● Requirement: Where a line of the listing below includes the word "this", reproduce that line.

● Extracted information:

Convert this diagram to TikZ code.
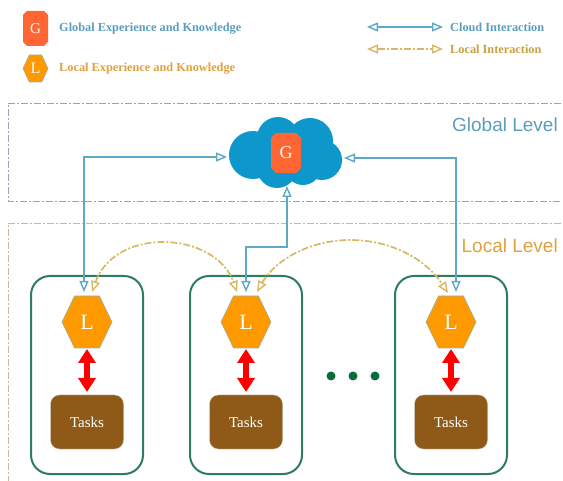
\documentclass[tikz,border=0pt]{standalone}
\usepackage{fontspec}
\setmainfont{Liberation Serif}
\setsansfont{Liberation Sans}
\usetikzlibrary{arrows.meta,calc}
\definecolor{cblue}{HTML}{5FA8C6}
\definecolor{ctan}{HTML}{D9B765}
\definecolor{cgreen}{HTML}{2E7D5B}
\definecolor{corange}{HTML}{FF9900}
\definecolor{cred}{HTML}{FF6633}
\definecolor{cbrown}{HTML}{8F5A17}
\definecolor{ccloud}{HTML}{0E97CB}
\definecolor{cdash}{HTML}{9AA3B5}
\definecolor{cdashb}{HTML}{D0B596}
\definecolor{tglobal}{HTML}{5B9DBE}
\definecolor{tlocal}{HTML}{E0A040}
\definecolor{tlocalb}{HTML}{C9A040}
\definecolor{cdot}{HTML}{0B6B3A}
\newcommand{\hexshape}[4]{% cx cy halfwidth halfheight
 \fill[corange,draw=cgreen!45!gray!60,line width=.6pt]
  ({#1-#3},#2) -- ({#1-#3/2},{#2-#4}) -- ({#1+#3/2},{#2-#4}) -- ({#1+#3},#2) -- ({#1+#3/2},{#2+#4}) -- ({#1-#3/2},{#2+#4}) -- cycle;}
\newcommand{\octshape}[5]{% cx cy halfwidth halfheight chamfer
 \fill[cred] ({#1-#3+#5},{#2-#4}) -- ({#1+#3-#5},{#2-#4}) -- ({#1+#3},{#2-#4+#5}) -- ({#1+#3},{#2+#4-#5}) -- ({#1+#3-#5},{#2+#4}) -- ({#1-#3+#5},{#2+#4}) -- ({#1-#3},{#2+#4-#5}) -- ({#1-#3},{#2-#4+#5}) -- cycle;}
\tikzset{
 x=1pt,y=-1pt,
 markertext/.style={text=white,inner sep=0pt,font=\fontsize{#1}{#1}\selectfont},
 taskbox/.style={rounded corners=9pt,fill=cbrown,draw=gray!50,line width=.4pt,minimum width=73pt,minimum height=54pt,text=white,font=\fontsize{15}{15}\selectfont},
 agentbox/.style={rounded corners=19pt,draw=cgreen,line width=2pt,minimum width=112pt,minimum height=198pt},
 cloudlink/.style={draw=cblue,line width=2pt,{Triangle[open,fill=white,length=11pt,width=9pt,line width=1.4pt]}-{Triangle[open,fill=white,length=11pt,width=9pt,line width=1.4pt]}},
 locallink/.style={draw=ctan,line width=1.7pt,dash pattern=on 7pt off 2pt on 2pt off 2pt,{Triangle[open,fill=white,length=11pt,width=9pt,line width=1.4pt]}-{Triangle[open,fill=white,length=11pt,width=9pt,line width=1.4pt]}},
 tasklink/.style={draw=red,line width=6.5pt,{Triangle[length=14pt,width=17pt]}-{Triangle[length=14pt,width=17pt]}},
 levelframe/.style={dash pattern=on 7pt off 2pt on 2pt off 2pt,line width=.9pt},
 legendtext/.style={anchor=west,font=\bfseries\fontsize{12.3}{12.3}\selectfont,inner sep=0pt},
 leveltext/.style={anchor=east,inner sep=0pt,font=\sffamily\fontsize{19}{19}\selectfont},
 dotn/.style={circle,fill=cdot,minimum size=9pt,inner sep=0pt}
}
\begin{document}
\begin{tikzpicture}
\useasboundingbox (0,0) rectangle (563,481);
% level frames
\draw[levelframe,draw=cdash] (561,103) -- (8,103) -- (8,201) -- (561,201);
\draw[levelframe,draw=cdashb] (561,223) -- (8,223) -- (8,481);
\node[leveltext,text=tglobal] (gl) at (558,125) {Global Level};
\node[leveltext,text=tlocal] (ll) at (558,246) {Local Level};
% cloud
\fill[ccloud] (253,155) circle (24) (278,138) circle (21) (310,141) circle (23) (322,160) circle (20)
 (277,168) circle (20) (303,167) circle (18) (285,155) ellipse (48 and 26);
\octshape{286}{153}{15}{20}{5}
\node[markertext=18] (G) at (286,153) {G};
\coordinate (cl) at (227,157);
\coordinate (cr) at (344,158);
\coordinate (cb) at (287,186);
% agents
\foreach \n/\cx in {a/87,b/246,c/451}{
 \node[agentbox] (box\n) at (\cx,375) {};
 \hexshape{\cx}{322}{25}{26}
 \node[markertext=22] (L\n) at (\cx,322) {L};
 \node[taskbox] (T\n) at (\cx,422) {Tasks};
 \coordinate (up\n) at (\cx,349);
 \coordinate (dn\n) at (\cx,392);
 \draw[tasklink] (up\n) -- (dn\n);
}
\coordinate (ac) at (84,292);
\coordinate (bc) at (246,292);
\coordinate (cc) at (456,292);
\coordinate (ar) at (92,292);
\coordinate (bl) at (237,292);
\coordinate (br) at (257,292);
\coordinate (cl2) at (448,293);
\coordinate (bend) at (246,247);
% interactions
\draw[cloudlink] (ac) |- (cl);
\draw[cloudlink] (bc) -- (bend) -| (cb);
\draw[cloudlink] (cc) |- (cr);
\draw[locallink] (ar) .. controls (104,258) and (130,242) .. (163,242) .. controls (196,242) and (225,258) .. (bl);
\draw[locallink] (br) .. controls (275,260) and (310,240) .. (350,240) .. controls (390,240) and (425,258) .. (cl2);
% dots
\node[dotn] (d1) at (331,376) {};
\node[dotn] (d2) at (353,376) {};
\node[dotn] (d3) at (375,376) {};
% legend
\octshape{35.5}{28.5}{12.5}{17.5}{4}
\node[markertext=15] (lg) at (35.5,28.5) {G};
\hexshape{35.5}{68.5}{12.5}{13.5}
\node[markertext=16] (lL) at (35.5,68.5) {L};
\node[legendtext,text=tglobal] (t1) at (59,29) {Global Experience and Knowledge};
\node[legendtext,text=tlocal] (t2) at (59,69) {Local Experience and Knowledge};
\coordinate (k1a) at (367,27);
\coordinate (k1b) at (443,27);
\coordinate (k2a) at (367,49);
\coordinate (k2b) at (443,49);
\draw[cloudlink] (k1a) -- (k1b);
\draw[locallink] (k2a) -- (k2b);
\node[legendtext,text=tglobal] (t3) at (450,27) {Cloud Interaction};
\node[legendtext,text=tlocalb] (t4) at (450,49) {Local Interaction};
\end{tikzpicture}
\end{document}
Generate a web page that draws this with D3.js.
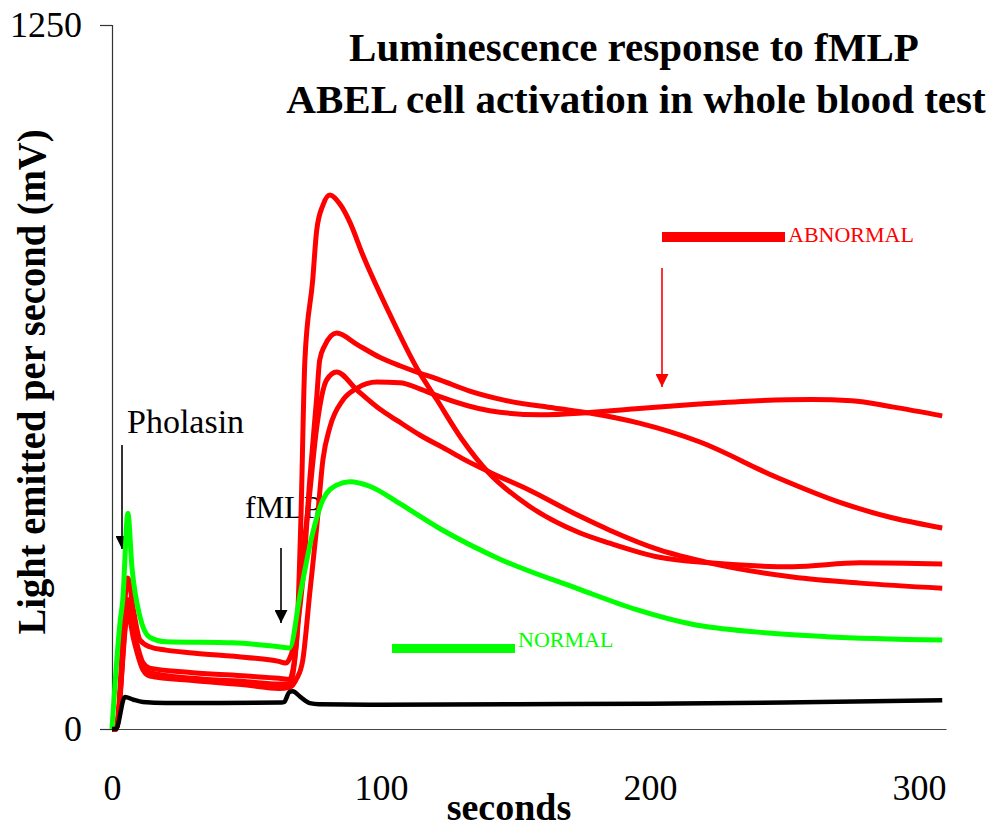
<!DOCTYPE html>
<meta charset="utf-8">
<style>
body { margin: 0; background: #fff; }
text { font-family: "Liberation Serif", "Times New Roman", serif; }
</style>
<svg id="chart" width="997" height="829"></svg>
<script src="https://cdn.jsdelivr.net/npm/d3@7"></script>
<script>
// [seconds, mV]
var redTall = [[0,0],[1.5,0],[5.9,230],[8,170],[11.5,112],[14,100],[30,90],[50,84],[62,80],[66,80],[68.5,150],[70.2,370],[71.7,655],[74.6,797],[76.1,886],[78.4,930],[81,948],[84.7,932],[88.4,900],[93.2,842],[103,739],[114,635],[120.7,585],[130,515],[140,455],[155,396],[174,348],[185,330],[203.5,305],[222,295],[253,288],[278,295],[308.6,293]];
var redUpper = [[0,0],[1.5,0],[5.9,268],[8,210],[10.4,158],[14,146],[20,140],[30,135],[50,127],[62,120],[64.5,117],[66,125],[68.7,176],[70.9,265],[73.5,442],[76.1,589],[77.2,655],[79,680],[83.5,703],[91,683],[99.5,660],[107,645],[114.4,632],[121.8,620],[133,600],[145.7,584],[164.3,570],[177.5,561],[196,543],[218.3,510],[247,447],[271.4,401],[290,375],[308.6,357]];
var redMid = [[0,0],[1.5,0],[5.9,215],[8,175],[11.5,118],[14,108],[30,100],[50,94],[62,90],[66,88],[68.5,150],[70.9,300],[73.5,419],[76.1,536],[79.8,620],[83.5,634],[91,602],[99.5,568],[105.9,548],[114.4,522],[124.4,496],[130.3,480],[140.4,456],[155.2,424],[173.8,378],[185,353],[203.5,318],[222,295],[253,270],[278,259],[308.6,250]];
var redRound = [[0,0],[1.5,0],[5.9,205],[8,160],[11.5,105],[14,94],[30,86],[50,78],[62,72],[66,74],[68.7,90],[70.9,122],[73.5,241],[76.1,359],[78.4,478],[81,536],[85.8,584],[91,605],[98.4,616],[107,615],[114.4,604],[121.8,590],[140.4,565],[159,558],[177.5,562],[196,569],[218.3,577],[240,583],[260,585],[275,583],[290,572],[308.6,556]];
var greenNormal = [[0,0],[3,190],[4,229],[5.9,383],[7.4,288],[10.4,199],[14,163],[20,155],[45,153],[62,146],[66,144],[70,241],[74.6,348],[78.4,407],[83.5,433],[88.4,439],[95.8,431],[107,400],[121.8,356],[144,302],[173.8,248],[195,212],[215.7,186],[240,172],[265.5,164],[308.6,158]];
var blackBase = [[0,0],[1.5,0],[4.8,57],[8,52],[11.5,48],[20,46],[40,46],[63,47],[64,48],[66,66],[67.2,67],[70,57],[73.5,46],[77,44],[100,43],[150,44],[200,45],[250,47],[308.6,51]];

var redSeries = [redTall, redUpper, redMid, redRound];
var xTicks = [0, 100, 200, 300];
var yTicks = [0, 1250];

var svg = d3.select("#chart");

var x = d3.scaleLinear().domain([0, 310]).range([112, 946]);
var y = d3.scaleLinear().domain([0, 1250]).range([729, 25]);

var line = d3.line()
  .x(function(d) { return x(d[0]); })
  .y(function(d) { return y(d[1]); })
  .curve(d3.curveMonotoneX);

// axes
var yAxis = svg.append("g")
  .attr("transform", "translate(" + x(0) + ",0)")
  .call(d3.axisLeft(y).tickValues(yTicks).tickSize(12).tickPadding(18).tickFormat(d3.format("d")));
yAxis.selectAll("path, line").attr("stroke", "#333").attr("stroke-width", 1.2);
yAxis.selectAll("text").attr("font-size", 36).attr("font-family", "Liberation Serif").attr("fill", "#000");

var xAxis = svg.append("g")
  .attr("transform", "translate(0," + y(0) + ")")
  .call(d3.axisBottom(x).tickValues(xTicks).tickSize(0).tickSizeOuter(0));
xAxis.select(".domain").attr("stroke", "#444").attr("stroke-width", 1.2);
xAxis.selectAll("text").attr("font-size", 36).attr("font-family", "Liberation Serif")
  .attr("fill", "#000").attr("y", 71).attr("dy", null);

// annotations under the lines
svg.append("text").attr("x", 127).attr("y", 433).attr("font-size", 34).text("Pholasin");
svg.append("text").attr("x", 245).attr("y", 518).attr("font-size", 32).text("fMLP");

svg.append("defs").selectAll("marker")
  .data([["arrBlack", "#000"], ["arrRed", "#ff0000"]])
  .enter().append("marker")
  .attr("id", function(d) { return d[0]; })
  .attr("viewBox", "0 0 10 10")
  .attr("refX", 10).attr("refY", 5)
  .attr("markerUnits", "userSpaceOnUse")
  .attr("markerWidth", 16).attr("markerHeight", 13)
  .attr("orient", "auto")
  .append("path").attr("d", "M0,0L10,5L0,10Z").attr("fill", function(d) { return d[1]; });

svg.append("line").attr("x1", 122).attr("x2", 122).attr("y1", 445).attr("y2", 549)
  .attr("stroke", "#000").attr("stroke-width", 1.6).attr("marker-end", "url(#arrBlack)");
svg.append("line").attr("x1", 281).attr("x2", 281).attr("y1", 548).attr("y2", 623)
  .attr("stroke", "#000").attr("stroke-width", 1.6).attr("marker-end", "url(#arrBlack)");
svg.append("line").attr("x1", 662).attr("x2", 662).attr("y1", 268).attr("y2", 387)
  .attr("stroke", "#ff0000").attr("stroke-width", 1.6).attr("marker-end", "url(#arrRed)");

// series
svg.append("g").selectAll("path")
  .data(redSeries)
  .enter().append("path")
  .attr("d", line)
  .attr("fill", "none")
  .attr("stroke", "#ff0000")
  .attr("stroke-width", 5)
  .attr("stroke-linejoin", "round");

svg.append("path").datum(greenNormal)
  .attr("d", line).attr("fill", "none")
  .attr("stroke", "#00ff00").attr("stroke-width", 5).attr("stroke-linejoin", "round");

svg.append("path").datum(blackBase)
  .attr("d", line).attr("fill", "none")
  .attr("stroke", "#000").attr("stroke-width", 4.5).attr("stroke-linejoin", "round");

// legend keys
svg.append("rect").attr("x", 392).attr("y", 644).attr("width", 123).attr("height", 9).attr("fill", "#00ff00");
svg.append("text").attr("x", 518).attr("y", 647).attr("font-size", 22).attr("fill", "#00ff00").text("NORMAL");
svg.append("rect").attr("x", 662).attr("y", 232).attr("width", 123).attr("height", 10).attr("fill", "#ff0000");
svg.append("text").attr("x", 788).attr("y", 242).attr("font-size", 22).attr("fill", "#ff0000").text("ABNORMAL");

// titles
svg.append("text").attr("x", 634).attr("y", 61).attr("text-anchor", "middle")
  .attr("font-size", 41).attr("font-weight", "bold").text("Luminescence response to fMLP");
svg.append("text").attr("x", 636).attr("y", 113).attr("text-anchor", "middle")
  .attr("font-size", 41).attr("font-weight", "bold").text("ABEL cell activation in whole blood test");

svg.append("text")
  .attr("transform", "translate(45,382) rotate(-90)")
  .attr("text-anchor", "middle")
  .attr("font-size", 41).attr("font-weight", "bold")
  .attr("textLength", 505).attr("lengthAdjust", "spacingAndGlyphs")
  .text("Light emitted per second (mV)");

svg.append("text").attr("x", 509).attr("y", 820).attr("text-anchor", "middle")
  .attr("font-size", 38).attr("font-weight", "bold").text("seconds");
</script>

● The answer:
Convert this diagram to TikZ code.
Generate a web page that draws this with D3.js.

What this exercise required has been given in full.